Now before you get excited and go copy-pasting rsqrtf_cb_method1 around, let me stop you. As I said at the beginning, it's pointless because you have :
inline float rsqrtf_sse( float x )
{
return _mm_cvtss_f32( _mm_rsqrt_ss( _mm_set_ss( x ) ) );
}
with max relative error : 0.032585%
One Newton step after this takes you to 0.000029% error ; optimizing the iteration only gets you to 0.000026% so it's
very pointless.
ADDENDUM :
Jan Kadlec (rrrola) posted a comment pointing to his prior work on the topic . He finds a better initial magic number and then followup floats by doing a more rigorous search. What I wrote at (*) about the magic number not mattering wasn't quite right. I was doing greedy searches in the optimization, and got stuck in a local minimum. You have to have quite a good non-greedy searcher to find his solution. The exact value of it doesn't matter much, but there is this much better solution if you make a big jump to another neighborhood :
Copy-pasting rrrola's version for reference , with 0.0652 % max relative error.
float inv_sqrt_rrrola(float x)
{
union { float f; uint32 u; } y = {x};
y.u = 0x5F1FFFF9ul - (y.u >> 1);
return 0.703952253f * y.f * (2.38924456f - x * y.f * y.f);
}
Also, something you can perhaps help me with : Pizer had done even earlier work on this topic and roughly found the right (right = Kadlec) constant by finding the magic number that minimizes (1 + e_max)/(1 + e_min). Doing that he gets 0x5F1F1412.
If we say ratio = approx/correct , then what Pizer is minimizing is ratio_max/ratio_min , which is the same as minimizing log(ratio_max) - log(ratio_min) . I can't reproduce Pizer's result and I'm not sure why that would be the thing you want to minimize. Intuitively it does make sense that what you care about is really *log* relative error, not relative error. That is, going +100% is clearly better than going -100% in a relative sense (this is sort of like the fact that doing -100% in the stock market is much worse than doing +100% is good, as I wrote long ago, we should really talk about log-return).

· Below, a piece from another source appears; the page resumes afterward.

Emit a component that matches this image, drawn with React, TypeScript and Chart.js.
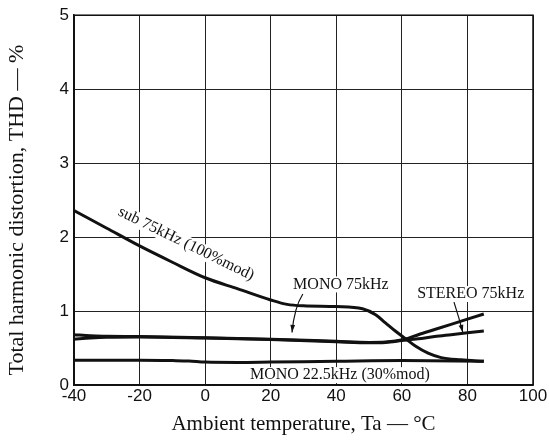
import React, { useEffect, useRef } from "react";
import { Chart, registerables } from "chart.js";

Chart.register(...registerables);

// ---- data ----
const subTemps = [-40, -30, -20, -10, 0, 10, 20, 25, 30, 40, 48, 52, 55, 58, 61, 64, 68, 72, 78, 85];
const subTHD = [2.36, 2.12, 1.88, 1.66, 1.45, 1.3, 1.15, 1.09, 1.07, 1.06, 1.03, 0.95, 0.84, 0.73, 0.63, 0.53, 0.43, 0.37, 0.34, 0.32];

const mono75Temps = [-40, -35, -30, -20, 0, 20, 40, 50, 55, 61, 65, 70, 75, 80, 85];
const mono75THD = [0.68, 0.665, 0.66, 0.655, 0.64, 0.62, 0.59, 0.575, 0.58, 0.62, 0.68, 0.75, 0.82, 0.89, 0.96];

const stereo75Temps = [-40, -35, -30, -20, 0, 20, 40, 50, 55, 60, 65, 70, 75, 80, 85];
const stereo75THD = [0.62, 0.635, 0.645, 0.65, 0.635, 0.615, 0.585, 0.57, 0.575, 0.6, 0.625, 0.655, 0.68, 0.705, 0.73];

const mono225Temps = [-40, -20, -10, -5, 0, 10, 20, 40, 60, 85];
const mono225THD = [0.335, 0.335, 0.33, 0.325, 0.31, 0.305, 0.31, 0.32, 0.33, 0.32];

const xTicks = [-40, -20, 0, 20, 40, 60, 80, 100];
const yTicks = [0, 1, 2, 3, 4, 5];

const xTitle = "Ambient temperature, Ta \u2014 \u00B0C";
const yTitle = "Total harmonic distortion, THD \u2014 %";

// curve labels (data coordinates)
const labelTexts = ["sub 75kHz (100%mod)", "MONO 75kHz", "STEREO 75kHz", "MONO 22.5kHz (30%mod)"];
const labelT = [-5.8, 41.4, 81.0, 41.1];
const labelV = [1.91, 1.36, 1.23, 0.134];
const labelAngle = [26, 0, 0, 0];

// arrows: start (T,V), control (T,V), end (T,V)
const arrowFrom = [[29.8, 1.23], [75.9, 1.12]];
const arrowCtrl = [[27.2, 1.05], [77.5, 0.9]];
const arrowTo = [[26.5, 0.71], [78.6, 0.71]];

const pts = (xs: number[], ys: number[]) => xs.map((x, i) => ({ x, y: ys[i] }));

const SERIF = "'Liberation Serif', 'Times New Roman', serif";
const LABEL_FONT = "16px " + SERIF;

const annotationPlugin = {
  id: "curveLabels",
  beforeDatasetsDraw(chart: any) {
    // white knock-out behind curve labels (hides grid lines)
    const { ctx, scales } = chart;
    ctx.save();
    ctx.font = LABEL_FONT;
    ctx.fillStyle = "#fff";
    labelTexts.forEach((t, i) => {
      const px = scales.x.getPixelForValue(labelT[i]);
      const py = scales.y.getPixelForValue(labelV[i]);
      const w = ctx.measureText(t).width;
      ctx.save();
      ctx.translate(px, py);
      ctx.rotate((labelAngle[i] * Math.PI) / 180);
      ctx.fillRect(-w / 2 - 2, -8, w + 4, 16);
      ctx.restore();
    });
    ctx.restore();
  },
  afterDatasetsDraw(chart: any) {
    const { ctx, scales, chartArea } = chart;
    const xs = scales.x;
    const ys = scales.y;
    ctx.save();
    // frame
    ctx.strokeStyle = "#111";
    ctx.lineWidth = 1.5;
    ctx.strokeRect(chartArea.left, chartArea.top, chartArea.right - chartArea.left, chartArea.bottom - chartArea.top);

    // y title
    ctx.fillStyle = "#111";
    ctx.font = "22px " + SERIF;
    ctx.textAlign = "center";
    ctx.textBaseline = "middle";
    ctx.save();
    ctx.translate(17, (chartArea.top + chartArea.bottom) / 2 + 10);
    ctx.rotate(-Math.PI / 2);
    ctx.fillText(yTitle, 0, 0);
    ctx.restore();

    ctx.font = LABEL_FONT;
    labelTexts.forEach((t, i) => {
      const px = xs.getPixelForValue(labelT[i]);
      const py = ys.getPixelForValue(labelV[i]);
      ctx.save();
      ctx.translate(px, py);
      ctx.rotate((labelAngle[i] * Math.PI) / 180);
      ctx.fillText(t, 0, 0);
      ctx.restore();
    });
    ctx.strokeStyle = "#111";
    ctx.lineWidth = 1.2;
    arrowFrom.forEach((f, i) => {
      const x0 = xs.getPixelForValue(f[0]);
      const y0 = ys.getPixelForValue(f[1]);
      const cx = xs.getPixelForValue(arrowCtrl[i][0]);
      const cy = ys.getPixelForValue(arrowCtrl[i][1]);
      const x1 = xs.getPixelForValue(arrowTo[i][0]);
      const y1 = ys.getPixelForValue(arrowTo[i][1]);
      ctx.beginPath();
      ctx.moveTo(x0, y0);
      ctx.quadraticCurveTo(cx, cy, x1, y1);
      ctx.stroke();
      const ang = Math.atan2(y1 - cy, x1 - cx);
      const len = 8;
      const wid = 0.3;
      ctx.beginPath();
      ctx.moveTo(x1, y1);
      ctx.lineTo(x1 - len * Math.cos(ang - wid), y1 - len * Math.sin(ang - wid));
      ctx.lineTo(x1 - len * Math.cos(ang + wid), y1 - len * Math.sin(ang + wid));
      ctx.closePath();
      ctx.fillStyle = "#111";
      ctx.fill();
    });
    ctx.restore();
  },
};

export default function App() {
  const ref = useRef<HTMLCanvasElement | null>(null);
  useEffect(() => {
    if (!ref.current) return;
    const lineDs = (label: string, data: any[], w: number) => ({
      label,
      data,
      borderColor: "#111",
      borderWidth: w,
      pointRadius: 0,
      fill: false,
      tension: 0.4,
      cubicInterpolationMode: "monotone" as const,
    });
    const chart = new Chart(ref.current, {
      type: "line",
      data: {
        datasets: [
          lineDs("sub 75kHz (100%mod)", pts(subTemps, subTHD), 3),
          lineDs("MONO 75kHz", pts(mono75Temps, mono75THD), 3),
          lineDs("STEREO 75kHz", pts(stereo75Temps, stereo75THD), 3),
          lineDs("MONO 22.5kHz (30%mod)", pts(mono225Temps, mono225THD), 3),
        ],
      },
      options: {
        responsive: false,
        animation: false,
        layout: { padding: { left: 0, top: 11, right: 16, bottom: 0 } },
        plugins: { legend: { display: false }, tooltip: { enabled: false } },
        scales: {
          x: {
            type: "linear",
            min: -40,
            max: 100,
            afterBuildTicks: (s: any) => {
              s.ticks = xTicks.map((v) => ({ value: v }));
            },
            afterFit: (s: any) => {
              s.height = 55;
            },
            ticks: {
              color: "#111",
              padding: 1,
              font: { family: "'Liberation Sans', Arial, sans-serif", size: 17 },
              maxRotation: 0,
            },
            grid: { color: "#222", lineWidth: 1, drawTicks: false },
            border: { color: "#111", width: 1.5 },
            title: {
              display: true,
              text: xTitle,
              color: "#111",
              font: { family: SERIF, size: 21 },
              padding: { top: 0, bottom: 3 },
            },
          },
          y: {
            type: "linear",
            min: 0,
            max: 5,
            afterBuildTicks: (s: any) => {
              s.ticks = yTicks.map((v) => ({ value: v }));
            },
            afterFit: (s: any) => {
              s.width = 74;
            },
            ticks: {
              color: "#111",
              padding: 5,
              font: { family: "'Liberation Sans', Arial, sans-serif", size: 17 },
            },
            grid: { color: "#222", lineWidth: 1, drawTicks: false },
            border: { color: "#111", width: 1.5 },
            title: { display: false, text: yTitle },
          },
        },
      },
      plugins: [annotationPlugin],
    });
    return () => chart.destroy();
  }, []);
  return (
    <div style={{ position: "fixed", left: 0, top: 0, width: 549, height: 440, background: "#fff" }}>
      <canvas ref={ref} width={549} height={440} />
    </div>
  );
}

I guess one way to see it is if you think about e as a floating point number; what we really want is for the error of the approximation to show up as far to the right of the decimal as possible. The number of binary digits to the right of the decimal is the log of the error. But that would just mean minimizing log( MAX(e_max,-e_min) ) so something is missing in my understanding of this bit.